Wire scarring: Wire left on too long. Spiral scars can take years to fade on deciduous trees. Set a calendar reminder to check wired trees every 4 weeks during the growing season.

Leggy, sparse growth: Insufficient light. Move outdoor trees to a sunnier position or supplement indoor trees with a grow light.

Sudden leaf drop on Ficus: Usually caused by a change in environment — moving the tree, a cold draft, or a sudden drop in humidity. Ficus are sensitive to change but recover quickly once conditions stabilize.


Frequently Asked Questions

What is the best bonsai for beginners book? The most consistently recommended titles are The Complete Book of Bonsai by Harry Tomlinson, Bonsai: The Art of Growing and Keeping Miniature Trees by Peter Chan, and Bonsai Techniques I by John Yoshio Naka. Tomlinson’s book is the best all-around starting point — it covers all five core skills with clear photography and species-specific guidance.

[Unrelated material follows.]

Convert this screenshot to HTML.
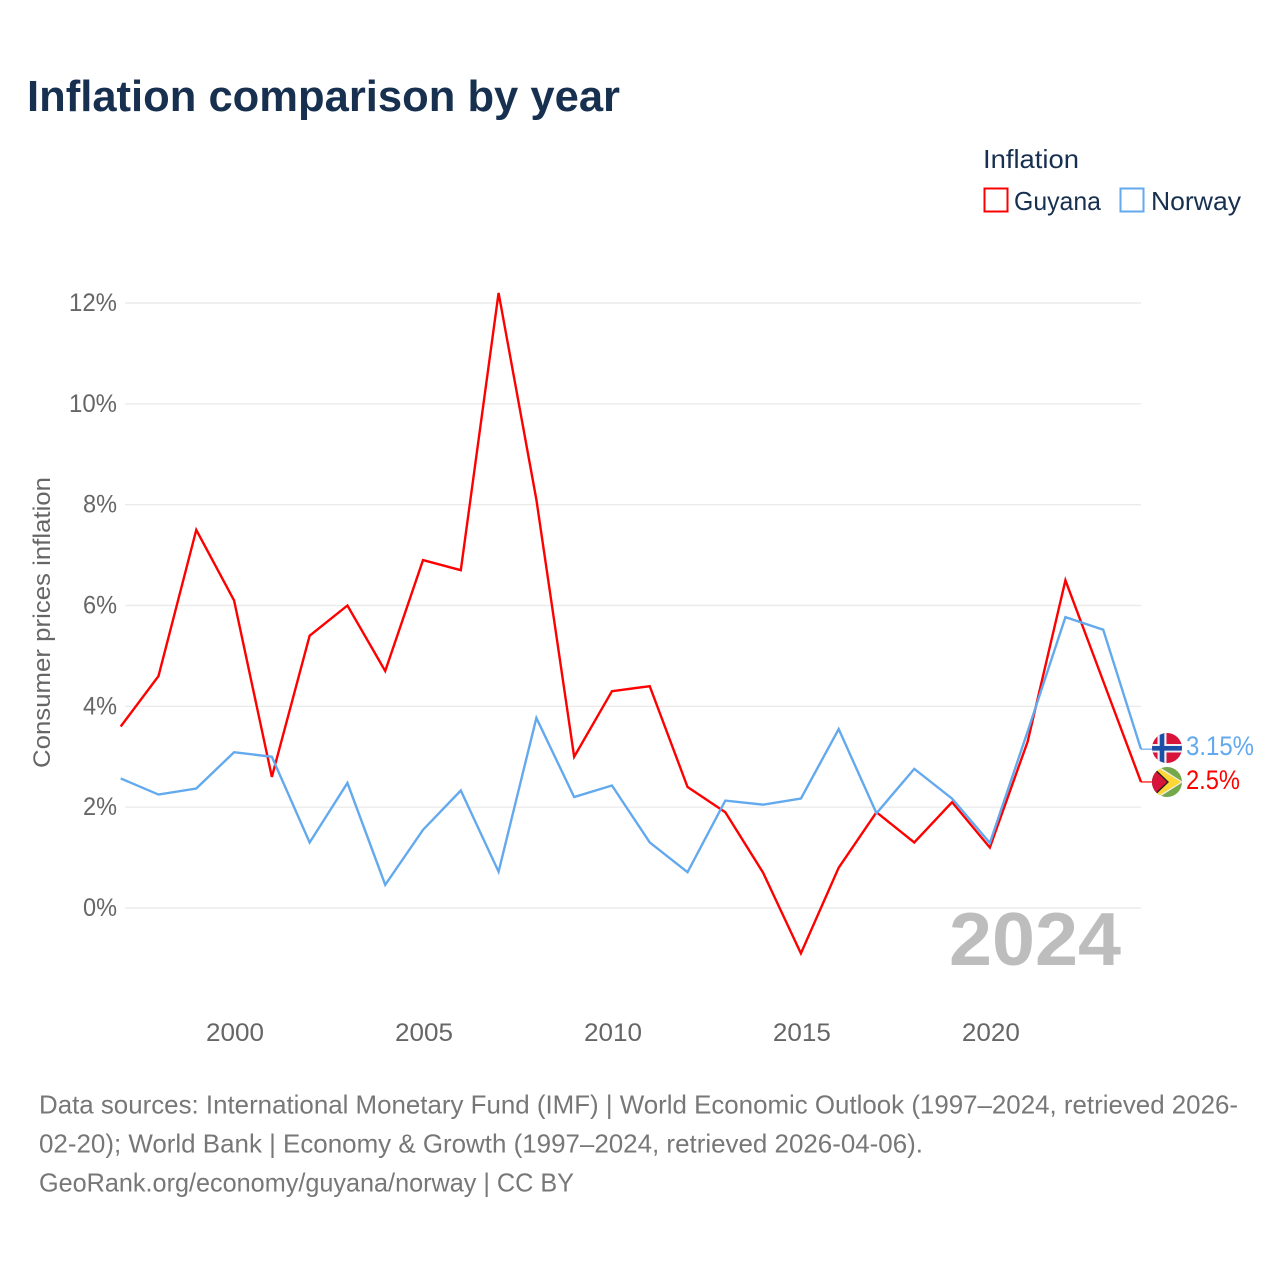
<!DOCTYPE html>
<html>
<head>
<meta charset="utf-8">
<title>Inflation comparison by year</title>
<style>
html,body{margin:0;padding:0;background:#fff;}
svg{display:block;}
text{font-family:"Liberation Sans",sans-serif;}
</style>
</head>
<body>
<svg id="chart" width="1280" height="1280" viewBox="0 0 1280 1280" xmlns="http://www.w3.org/2000/svg">
<defs>
<clipPath id="clip-no"><circle cx="1167" cy="748" r="15"/></clipPath>
<clipPath id="clip-gy"><circle cx="1167" cy="782" r="15"/></clipPath>
</defs>
<rect width="1280" height="1280" fill="#fff"/>
<text x="27" y="111" font-size="44" font-weight="bold" fill="#17304f" textLength="593" lengthAdjust="spacingAndGlyphs">Inflation comparison by year</text>

<g id="grid"></g>
<g id="yticks"></g>
<g id="xticks"></g>
<text transform="translate(50,768) rotate(-90)" x="0" y="0" font-size="24" fill="#666" textLength="291" lengthAdjust="spacingAndGlyphs">Consumer prices inflation</text>

<text x="949" y="965" font-size="75" font-weight="bold" fill="#bdbdbd" textLength="172" lengthAdjust="spacingAndGlyphs">2024</text>

<g id="series"></g>

<g>
<text x="983" y="168" font-size="26" fill="#17304f" textLength="96" lengthAdjust="spacingAndGlyphs">Inflation</text>
<rect x="984.5" y="188.5" width="23" height="23" fill="#fff" stroke="#ff0000" stroke-width="2"/>
<text x="1014" y="210" font-size="26" fill="#17304f" textLength="87" lengthAdjust="spacingAndGlyphs">Guyana</text>
<rect x="1120.5" y="188.5" width="23" height="23" fill="#fff" stroke="#63a9ee" stroke-width="2"/>
<text x="1151" y="210" font-size="26" fill="#17304f" textLength="90" lengthAdjust="spacingAndGlyphs">Norway</text>
</g>

<g clip-path="url(#clip-no)">
<rect x="1152" y="733" width="30" height="30" fill="#d8143a"/>
<rect x="1152" y="744" width="30" height="8.5" fill="#eef0f4"/>
<rect x="1157.5" y="733" width="9" height="30" fill="#eef0f4"/>
<rect x="1152" y="746" width="30" height="4.6" fill="#1c4fa8"/>
<rect x="1159.7" y="733" width="4.6" height="30" fill="#1c4fa8"/>
</g>
<g clip-path="url(#clip-gy)">
<rect x="1152" y="767" width="30" height="30" fill="#74a84a"/>
<polygon points="1147,759 1183,782 1147,805" fill="#eeeeee"/>
<polygon points="1147,761 1181,782 1147,803" fill="#fdd835"/>
<polygon points="1146,760 1169,782 1146,804" fill="#222"/>
<polygon points="1146,762 1167,782 1146,802" fill="#d8143a"/>
</g>
<text x="1186" y="755" font-size="26.5" fill="#63a9ee" textLength="68" lengthAdjust="spacingAndGlyphs">3.15%</text>
<text x="1186" y="789" font-size="26.5" fill="#ff0000" textLength="54" lengthAdjust="spacingAndGlyphs">2.5%</text>

<g font-size="26" fill="#777">
<text x="39" y="1113.5" textLength="1199" lengthAdjust="spacingAndGlyphs">Data sources: International Monetary Fund (IMF) | World Economic Outlook (1997–2024, retrieved 2026-</text>
<text x="39" y="1152.5" textLength="884" lengthAdjust="spacingAndGlyphs">02-20); World Bank | Economy &amp; Growth (1997–2024, retrieved 2026-04-06).</text>
<text x="39" y="1191.5" textLength="535" lengthAdjust="spacingAndGlyphs">GeoRank.org/economy/guyana/norway | CC BY</text>
</g>
</svg>
<script>
const years = [1997,1998,1999,2000,2001,2002,2003,2004,2005,2006,2007,2008,2009,2010,2011,2012,2013,2014,2015,2016,2017,2018,2019,2020,2021,2022,2023,2024];
const guyana = [3.6,4.6,7.5,6.1,2.6,5.4,6.0,4.7,6.9,6.7,12.2,8.1,3.0,4.3,4.4,2.4,1.9,0.7,-0.9,0.8,1.9,1.3,2.1,1.2,3.3,6.5,4.5,2.5];
const norway = [2.57,2.25,2.37,3.09,3.0,1.3,2.48,0.46,1.55,2.33,0.72,3.77,2.2,2.43,1.3,0.71,2.13,2.05,2.17,3.55,1.88,2.76,2.17,1.29,3.5,5.77,5.52,3.15];
const yTickValues = [0,2,4,6,8,10,12];
const xTickValues = [2000,2005,2010,2015,2020];

const NS = 'http://www.w3.org/2000/svg';
function xScale(year){ return 120.7 + (year - 1997) * (1141 - 120.7) / (2024 - 1997); }
function yScale(v){ return 908 - v * (908 - 303) / 12; }
function make(tag, attrs, parent){
  const el = document.createElementNS(NS, tag);
  for (const k in attrs) el.setAttribute(k, attrs[k]);
  parent.appendChild(el);
  return el;
}
const gridG = document.getElementById('grid');
const yG = document.getElementById('yticks');
const xG = document.getElementById('xticks');
const seriesG = document.getElementById('series');

yTickValues.forEach(function(v){
  const line = make('line', {x1:125, x2:1141, y1:yScale(v), y2:yScale(v), stroke:'#ebebeb', 'stroke-width':1.4}, gridG);
  
  
  const t = make('text', {x:117, y:yScale(v)+8, 'font-size':25, fill:'#666', 'text-anchor':'end', textLength:(String(v).length*14+20), lengthAdjust:'spacingAndGlyphs'}, yG);
  t.textContent = v + '%';
  
  
});
xTickValues.forEach(function(y){
  const t = make('text', {x:xScale(y)+1, y:1041, 'font-size':25, fill:'#666', 'text-anchor':'middle', textLength:58, lengthAdjust:'spacingAndGlyphs'}, xG);
  t.textContent = y;
  
  
});
function drawSeries(values, color, name){
  const pts = values.map(function(v, i){ return xScale(years[i]) + ',' + yScale(v); }).join(' ');
  const line = make('polyline', {points:pts, fill:'none', stroke:color, 'stroke-width':2.4, 'stroke-linejoin':'miter'}, seriesG);
  
  
  const last = values[values.length - 1];
  const conn = make('line', {x1:xScale(years[years.length-1]), x2:xScale(years[years.length-1]) + 12, y1:yScale(last), y2:yScale(last), stroke:color, 'stroke-width':1.2}, seriesG);
  
  
}
drawSeries(guyana, '#ff0000', 'line-guyana');
drawSeries(norway, '#63a9ee', 'line-norway');
</script>
</body>
</html>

Can I keep a bonsai indoors? Yes, but only tropical or subtropical species like Ficus or Jade Plant. Temperate species — Juniper, Maple, Elm — need outdoor conditions and cold dormancy to survive long-term. Keeping a juniper indoors is one of the most common reasons beginners lose their first tree.

How often should I water my bonsai? There is no fixed schedule. Water when the top ½ inch of soil begins to dry out. In summer this may mean daily or twice daily; in cool winter conditions, every 3–5 days. Always check the soil before watering.

When should I repot my bonsai? For most deciduous species, repot every 2–3 years in early spring just before bud break. Fast-growing trees like Ficus and young Chinese Elm may need repotting every 1–2 years. The clearest sign: roots visibly circling the pot or emerging densely from drainage holes.

Is bonsai difficult for beginners? The basics are straightforward — choose the right species, use well-draining soil, water attentively, and prune regularly. The difficulty lies in patience and observation. Bonsai rewards people who slow down and pay attention to their tree rather than following rigid rules. A good beginner book gives you the framework; the tree teaches you the rest.